*TASK*. Reproduce every line of the material below, but drop the pictures.

*MATERIAL*.

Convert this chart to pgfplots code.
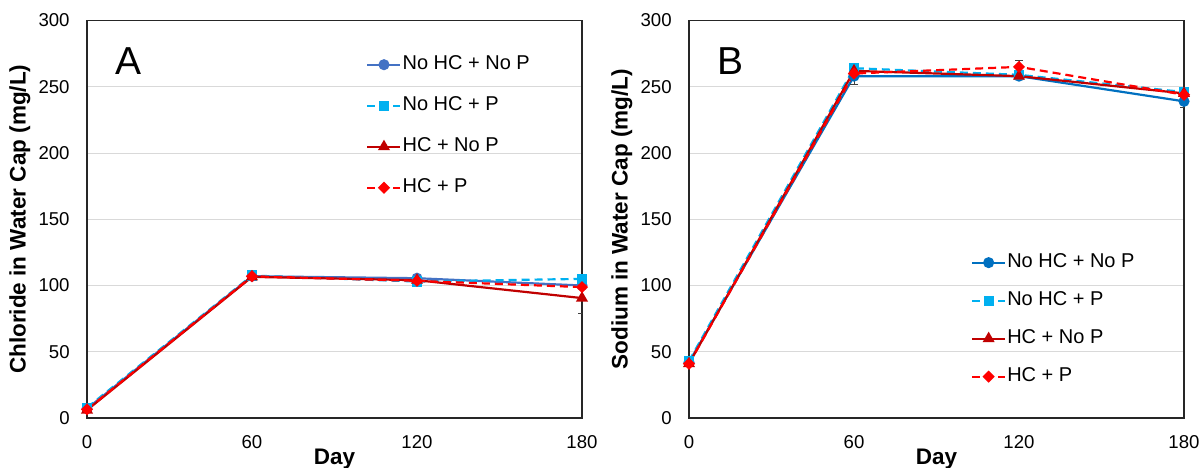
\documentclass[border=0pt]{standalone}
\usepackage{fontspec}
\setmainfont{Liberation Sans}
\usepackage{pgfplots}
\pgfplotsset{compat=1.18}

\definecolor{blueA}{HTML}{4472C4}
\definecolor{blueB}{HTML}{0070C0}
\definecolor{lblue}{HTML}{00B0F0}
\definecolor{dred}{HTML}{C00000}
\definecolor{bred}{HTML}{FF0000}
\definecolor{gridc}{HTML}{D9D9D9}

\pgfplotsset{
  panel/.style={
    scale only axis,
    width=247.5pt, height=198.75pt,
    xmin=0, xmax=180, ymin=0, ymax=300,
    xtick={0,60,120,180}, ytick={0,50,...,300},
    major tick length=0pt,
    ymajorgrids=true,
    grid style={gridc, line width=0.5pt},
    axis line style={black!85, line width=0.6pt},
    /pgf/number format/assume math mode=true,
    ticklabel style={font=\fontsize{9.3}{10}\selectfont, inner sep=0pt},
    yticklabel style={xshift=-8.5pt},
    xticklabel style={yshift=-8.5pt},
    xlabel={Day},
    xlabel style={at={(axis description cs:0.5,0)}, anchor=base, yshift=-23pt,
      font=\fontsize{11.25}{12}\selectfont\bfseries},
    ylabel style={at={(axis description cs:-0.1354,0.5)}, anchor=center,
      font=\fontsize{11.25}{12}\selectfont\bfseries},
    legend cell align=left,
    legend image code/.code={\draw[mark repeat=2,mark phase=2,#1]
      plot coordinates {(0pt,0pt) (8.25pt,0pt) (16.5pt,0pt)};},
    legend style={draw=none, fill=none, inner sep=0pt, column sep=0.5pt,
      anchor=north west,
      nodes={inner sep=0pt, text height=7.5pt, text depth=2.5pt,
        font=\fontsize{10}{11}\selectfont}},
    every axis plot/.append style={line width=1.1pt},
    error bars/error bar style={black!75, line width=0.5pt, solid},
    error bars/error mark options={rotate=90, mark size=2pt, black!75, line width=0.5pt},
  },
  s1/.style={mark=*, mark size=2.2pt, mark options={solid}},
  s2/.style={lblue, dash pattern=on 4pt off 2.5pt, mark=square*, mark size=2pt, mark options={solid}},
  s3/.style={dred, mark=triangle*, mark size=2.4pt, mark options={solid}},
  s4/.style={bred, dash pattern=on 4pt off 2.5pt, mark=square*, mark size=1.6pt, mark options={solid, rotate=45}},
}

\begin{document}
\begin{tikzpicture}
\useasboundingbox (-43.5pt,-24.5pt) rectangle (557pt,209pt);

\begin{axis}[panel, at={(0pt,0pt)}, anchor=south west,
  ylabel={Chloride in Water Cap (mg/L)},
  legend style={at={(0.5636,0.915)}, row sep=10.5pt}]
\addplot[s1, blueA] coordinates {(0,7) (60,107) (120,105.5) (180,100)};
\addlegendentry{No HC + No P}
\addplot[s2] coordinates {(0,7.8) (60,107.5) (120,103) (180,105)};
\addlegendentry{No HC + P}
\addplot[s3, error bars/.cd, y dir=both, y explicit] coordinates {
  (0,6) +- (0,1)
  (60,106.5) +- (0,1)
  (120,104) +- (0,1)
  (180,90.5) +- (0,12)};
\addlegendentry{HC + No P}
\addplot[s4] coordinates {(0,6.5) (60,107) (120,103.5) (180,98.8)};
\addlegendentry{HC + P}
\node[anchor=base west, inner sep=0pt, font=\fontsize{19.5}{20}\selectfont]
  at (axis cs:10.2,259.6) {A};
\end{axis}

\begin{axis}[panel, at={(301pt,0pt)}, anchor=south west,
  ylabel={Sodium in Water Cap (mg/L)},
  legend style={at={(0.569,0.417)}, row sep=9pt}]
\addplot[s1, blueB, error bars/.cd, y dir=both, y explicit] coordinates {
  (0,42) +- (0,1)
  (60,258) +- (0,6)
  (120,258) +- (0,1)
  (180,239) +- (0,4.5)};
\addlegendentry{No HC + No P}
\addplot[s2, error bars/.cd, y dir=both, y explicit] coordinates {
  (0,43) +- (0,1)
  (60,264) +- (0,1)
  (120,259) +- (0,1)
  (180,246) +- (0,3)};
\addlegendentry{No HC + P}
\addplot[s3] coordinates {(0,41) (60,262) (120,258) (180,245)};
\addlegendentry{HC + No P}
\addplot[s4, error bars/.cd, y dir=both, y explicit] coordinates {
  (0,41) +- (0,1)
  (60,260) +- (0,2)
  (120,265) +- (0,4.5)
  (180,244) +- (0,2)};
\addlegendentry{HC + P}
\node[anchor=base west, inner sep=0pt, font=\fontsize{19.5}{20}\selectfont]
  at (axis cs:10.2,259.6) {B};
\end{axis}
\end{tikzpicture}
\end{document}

*WORKED ANSWER*.
Convert this chart to pgfplots code.
\documentclass[border=0pt]{standalone}
\usepackage{fontspec}
\setmainfont{Liberation Sans}
\usepackage{pgfplots}
\pgfplotsset{compat=1.18}

\definecolor{blueA}{HTML}{4472C4}
\definecolor{blueB}{HTML}{0070C0}
\definecolor{lblue}{HTML}{00B0F0}
\definecolor{dred}{HTML}{C00000}
\definecolor{bred}{HTML}{FF0000}
\definecolor{gridc}{HTML}{D9D9D9}

\pgfplotsset{
  panel/.style={
    scale only axis,
    width=247.5pt, height=198.75pt,
    xmin=0, xmax=180, ymin=0, ymax=300,
    xtick={0,60,120,180}, ytick={0,50,...,300},
    major tick length=0pt,
    ymajorgrids=true,
    grid style={gridc, line width=0.5pt},
    axis line style={black!85, line width=0.6pt},
    /pgf/number format/assume math mode=true,
    ticklabel style={font=\fontsize{9.3}{10}\selectfont, inner sep=0pt},
    yticklabel style={xshift=-8.5pt},
    xticklabel style={yshift=-8.5pt},
    xlabel={Day},
    xlabel style={at={(axis description cs:0.5,0)}, anchor=base, yshift=-23pt,
      font=\fontsize{11.25}{12}\selectfont\bfseries},
    ylabel style={at={(axis description cs:-0.1354,0.5)}, anchor=center,
      font=\fontsize{11.25}{12}\selectfont\bfseries},
    legend cell align=left,
    legend image code/.code={\draw[mark repeat=2,mark phase=2,#1]
      plot coordinates {(0pt,0pt) (8.25pt,0pt) (16.5pt,0pt)};},
    legend style={draw=none, fill=none, inner sep=0pt, column sep=0.5pt,
      anchor=north west,
      nodes={inner sep=0pt, text height=7.5pt, text depth=2.5pt,
        font=\fontsize{10}{11}\selectfont}},
    every axis plot/.append style={line width=1.1pt},
    error bars/error bar style={black!75, line width=0.5pt, solid},
    error bars/error mark options={rotate=90, mark size=2pt, black!75, line width=0.5pt},
  },
  s1/.style={mark=*, mark size=2.2pt, mark options={solid}},
  s2/.style={lblue, dash pattern=on 4pt off 2.5pt, mark=square*, mark size=2pt, mark options={solid}},
  s3/.style={dred, mark=triangle*, mark size=2.4pt, mark options={solid}},
  s4/.style={bred, dash pattern=on 4pt off 2.5pt, mark=square*, mark size=1.6pt, mark options={solid, rotate=45}},
}

\begin{document}
\begin{tikzpicture}
\useasboundingbox (-43.5pt,-24.5pt) rectangle (557pt,209pt);

\begin{axis}[panel, at={(0pt,0pt)}, anchor=south west,
  ylabel={Chloride in Water Cap (mg/L)},
  legend style={at={(0.5636,0.915)}, row sep=10.5pt}]
\addplot[s1, blueA] coordinates {(0,7) (60,107) (120,105.5) (180,100)};
\addlegendentry{No HC + No P}
\addplot[s2] coordinates {(0,7.8) (60,107.5) (120,103) (180,105)};
\addlegendentry{No HC + P}
\addplot[s3, error bars/.cd, y dir=both, y explicit] coordinates {
  (0,6) +- (0,1)
  (60,106.5) +- (0,1)
  (120,104) +- (0,1)
  (180,90.5) +- (0,12)};
\addlegendentry{HC + No P}
\addplot[s4] coordinates {(0,6.5) (60,107) (120,103.5) (180,98.8)};
\addlegendentry{HC + P}
\node[anchor=base west, inner sep=0pt, font=\fontsize{19.5}{20}\selectfont]
  at (axis cs:10.2,259.6) {A};
\end{axis}

\begin{axis}[panel, at={(301pt,0pt)}, anchor=south west,
  ylabel={Sodium in Water Cap (mg/L)},
  legend style={at={(0.569,0.417)}, row sep=9pt}]
\addplot[s1, blueB, error bars/.cd, y dir=both, y explicit] coordinates {
  (0,42) +- (0,1)
  (60,258) +- (0,6)
  (120,258) +- (0,1)
  (180,239) +- (0,4.5)};
\addlegendentry{No HC + No P}
\addplot[s2, error bars/.cd, y dir=both, y explicit] coordinates {
  (0,43) +- (0,1)
  (60,264) +- (0,1)
  (120,259) +- (0,1)
  (180,246) +- (0,3)};
\addlegendentry{No HC + P}
\addplot[s3] coordinates {(0,41) (60,262) (120,258) (180,245)};
\addlegendentry{HC + No P}
\addplot[s4, error bars/.cd, y dir=both, y explicit] coordinates {
  (0,41) +- (0,1)
  (60,260) +- (0,2)
  (120,265) +- (0,4.5)
  (180,244) +- (0,2)};
\addlegendentry{HC + P}
\node[anchor=base west, inner sep=0pt, font=\fontsize{19.5}{20}\selectfont]
  at (axis cs:10.2,259.6) {B};
\end{axis}
\end{tikzpicture}
\end{document}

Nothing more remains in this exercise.